The Fifth Wave (Part I)
[Chapter 25 of The Age of the Consequences]
“All things alike do their work, and then we see them subside. When they have reached their bloom, each returns to its origin . . . This reversion is an eternal law. To know that law is wisdom.” —Lao-Tsu
The First Wave
In the fall of 1909, twenty-two-year-old Aldo Leopold rode away from the ranger station in Springerville, Arizona, on his inaugural assignment with the newly created United States Forest Service. For this Midwesterner, an avid hunter freshly graduated from the prestigious Yale School of Forestry, the mountainous wilderness that stretched out before him must have felt both thrilling and portentous. In fact, events over the ensuing weeks, including his role in the killing of two timber wolves—immortalized nearly forty years later in his essay “Thinking Like a Mountain,” from A Sand County Almanac—would influence Leopold’s lifelong conservation philosophy in important ways. The deep thinking would come later, however. In 1909, Leopold’s primary goal was to be a good forester, which is why he chose to participate in a radical experiment at the time: the control and conservation of natural resources by the federal government.

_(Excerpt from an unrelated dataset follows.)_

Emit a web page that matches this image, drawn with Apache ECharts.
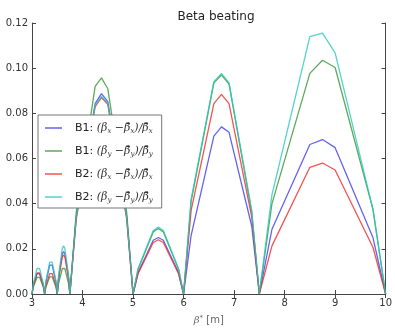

Aldo Leopold as a new Forest Service ranger in the Southwest
Beginning in 1783, the policy of the federal government encouraged the disposal of public lands to private citizens and commercial interests including retired soldiers, homesteaders, railroad conglomerates, mining interests, and anyone else willing to fulfill America’s much-trumpeted manifest destiny. However, this policy began to change in 1872, when President Ulysses Grant signed a bill creating the world’s first national park—Yellowstone—launching the U.S. government down a new path: retention and protection of some federal land on behalf of all Americans.